(Given instruction): Please write the listing below out again exactly, leaving every picture behind.

————

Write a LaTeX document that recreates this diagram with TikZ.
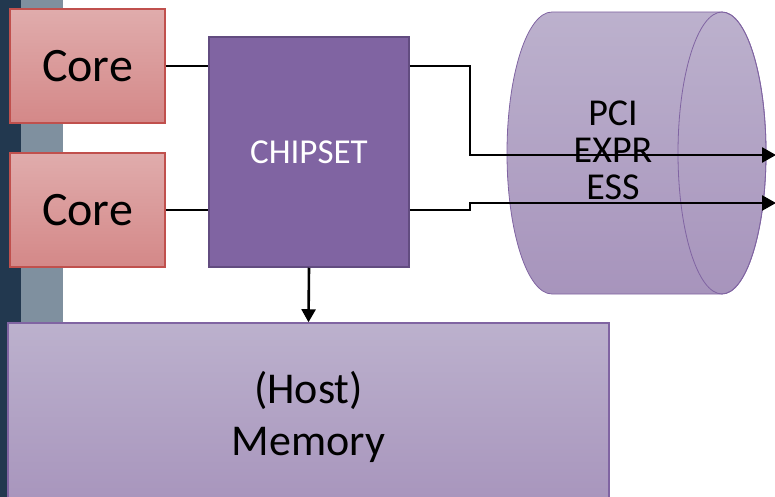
\documentclass[tikz,border=0pt]{standalone}
\usepackage{fontspec}
\setmainfont{Carlito}
\usetikzlibrary{arrows.meta}
\definecolor{navy}{HTML}{22384F}
\definecolor{slate}{HTML}{7F909F}
\definecolor{coretop}{HTML}{E0ACAC}
\definecolor{corebot}{HTML}{D48888}
\definecolor{coreline}{HTML}{C0504D}
\definecolor{chipfill}{HTML}{8064A2}
\definecolor{chipline}{HTML}{624C80}
\definecolor{lavtop}{HTML}{BCB1CD}
\definecolor{lavbot}{HTML}{A794BC}
\definecolor{lavline}{HTML}{8064A2}
\tikzset{
  corebox/.style={rectangle, inner sep=0pt, minimum width=155pt, minimum height=114pt,
    top color=coretop, bottom color=corebot, draw=coreline, line width=1.5pt,
    font=\fontsize{48}{52}\selectfont},
  chipbox/.style={rectangle, inner sep=0pt, minimum width=200pt, minimum height=230pt,
    fill=chipfill, draw=chipline, line width=1.5pt, text=white,
    font=\fontsize{35}{40}\selectfont},
  membox/.style={rectangle, inner sep=0pt, minimum width=601pt, minimum height=187pt,
    top color=lavtop, bottom color=lavbot, draw=lavline, line width=1.5pt,
    align=center, font=\fontsize{44}{52}\selectfont},
  pcitext/.style={align=center, inner sep=0pt, font=\fontsize{38}{37}\selectfont},
  wire/.style={draw=black, line width=2.6pt},
  tip/.style={-{Triangle[length=14pt,width=15pt]}},
}
\begin{document}
\begin{tikzpicture}[x=1pt,y=-1pt]
\useasboundingbox (0,0) rectangle (775,497);
\clip (0,0) rectangle (775,497);
% side strips
\fill[navy] (0,0) rectangle (21,497);
\fill[slate] (21,0) rectangle (63,497);
% cylinder
\path[top color=lavtop, bottom color=lavbot, draw=lavline, line width=0.8pt]
  (552,12) -- (722,12) arc[start angle=-90, end angle=90, x radius=44, y radius=141]
  -- (552,294) arc[start angle=90, end angle=270, x radius=45, y radius=141] -- cycle;
\draw[lavline, line width=0.8pt] (722,153) ellipse[x radius=44, y radius=141];
\node[pcitext] (pci) at (613,150) {PCI\\EXPR\\ESS};
% boxes
\node[corebox] (core1) at (87.5,66) {Core};
\node[corebox] (core2) at (87.5,210) {Core};
\node[chipbox] (chip) at (309,152) {CHIPSET};
\node[membox] (mem) at (308.5,416.5) {(Host)\\Memory};
% connectors
\coordinate (j1) at (470,155);
\coordinate (e1) at (776,155);
\coordinate (j2) at (470,203);
\coordinate (e2) at (776,203);
\draw[wire] (core1.east) -- (core1.east -| chip.west);
\draw[wire] (core2.east) -- (core2.east -| chip.west);
\draw[wire, tip] (chip.east |- core1.east) -| (j1) -- (e1);
\draw[wire, tip] (chip.east |- core2.east) -| (j2) -- (e2);
\draw[wire, -{Triangle[length=13pt,width=14pt]}] (chip.south) -- (mem.north);
\end{tikzpicture}
\end{document}
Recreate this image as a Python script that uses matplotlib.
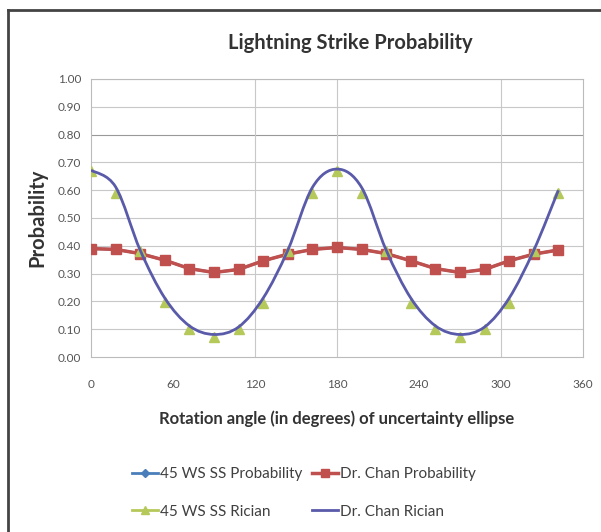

————

(Expected answer):
Write a LaTeX document that recreates this diagram with TikZ.
\documentclass[tikz,border=0pt]{standalone}
\usepackage{fontspec}
\setmainfont{Carlito}
\usetikzlibrary{arrows.meta}
\definecolor{navy}{HTML}{22384F}
\definecolor{slate}{HTML}{7F909F}
\definecolor{coretop}{HTML}{E0ACAC}
\definecolor{corebot}{HTML}{D48888}
\definecolor{coreline}{HTML}{C0504D}
\definecolor{chipfill}{HTML}{8064A2}
\definecolor{chipline}{HTML}{624C80}
\definecolor{lavtop}{HTML}{BCB1CD}
\definecolor{lavbot}{HTML}{A794BC}
\definecolor{lavline}{HTML}{8064A2}
\tikzset{
  corebox/.style={rectangle, inner sep=0pt, minimum width=155pt, minimum height=114pt,
    top color=coretop, bottom color=corebot, draw=coreline, line width=1.5pt,
    font=\fontsize{48}{52}\selectfont},
  chipbox/.style={rectangle, inner sep=0pt, minimum width=200pt, minimum height=230pt,
    fill=chipfill, draw=chipline, line width=1.5pt, text=white,
    font=\fontsize{35}{40}\selectfont},
  membox/.style={rectangle, inner sep=0pt, minimum width=601pt, minimum height=187pt,
    top color=lavtop, bottom color=lavbot, draw=lavline, line width=1.5pt,
    align=center, font=\fontsize{44}{52}\selectfont},
  pcitext/.style={align=center, inner sep=0pt, font=\fontsize{38}{37}\selectfont},
  wire/.style={draw=black, line width=2.6pt},
  tip/.style={-{Triangle[length=14pt,width=15pt]}},
}
\begin{document}
\begin{tikzpicture}[x=1pt,y=-1pt]
\useasboundingbox (0,0) rectangle (775,497);
\clip (0,0) rectangle (775,497);
% side strips
\fill[navy] (0,0) rectangle (21,497);
\fill[slate] (21,0) rectangle (63,497);
% cylinder
\path[top color=lavtop, bottom color=lavbot, draw=lavline, line width=0.8pt]
  (552,12) -- (722,12) arc[start angle=-90, end angle=90, x radius=44, y radius=141]
  -- (552,294) arc[start angle=90, end angle=270, x radius=45, y radius=141] -- cycle;
\draw[lavline, line width=0.8pt] (722,153) ellipse[x radius=44, y radius=141];
\node[pcitext] (pci) at (613,150) {PCI\\EXPR\\ESS};
% boxes
\node[corebox] (core1) at (87.5,66) {Core};
\node[corebox] (core2) at (87.5,210) {Core};
\node[chipbox] (chip) at (309,152) {CHIPSET};
\node[membox] (mem) at (308.5,416.5) {(Host)\\Memory};
% connectors
\coordinate (j1) at (470,155);
\coordinate (e1) at (776,155);
\coordinate (j2) at (470,203);
\coordinate (e2) at (776,203);
\draw[wire] (core1.east) -- (core1.east -| chip.west);
\draw[wire] (core2.east) -- (core2.east -| chip.west);
\draw[wire, tip] (chip.east |- core1.east) -| (j1) -- (e1);
\draw[wire, tip] (chip.east |- core2.east) -| (j2) -- (e2);
\draw[wire, -{Triangle[length=13pt,width=14pt]}] (chip.south) -- (mem.north);
\end{tikzpicture}
\end{document}
Recreate this image as a Python script that uses matplotlib.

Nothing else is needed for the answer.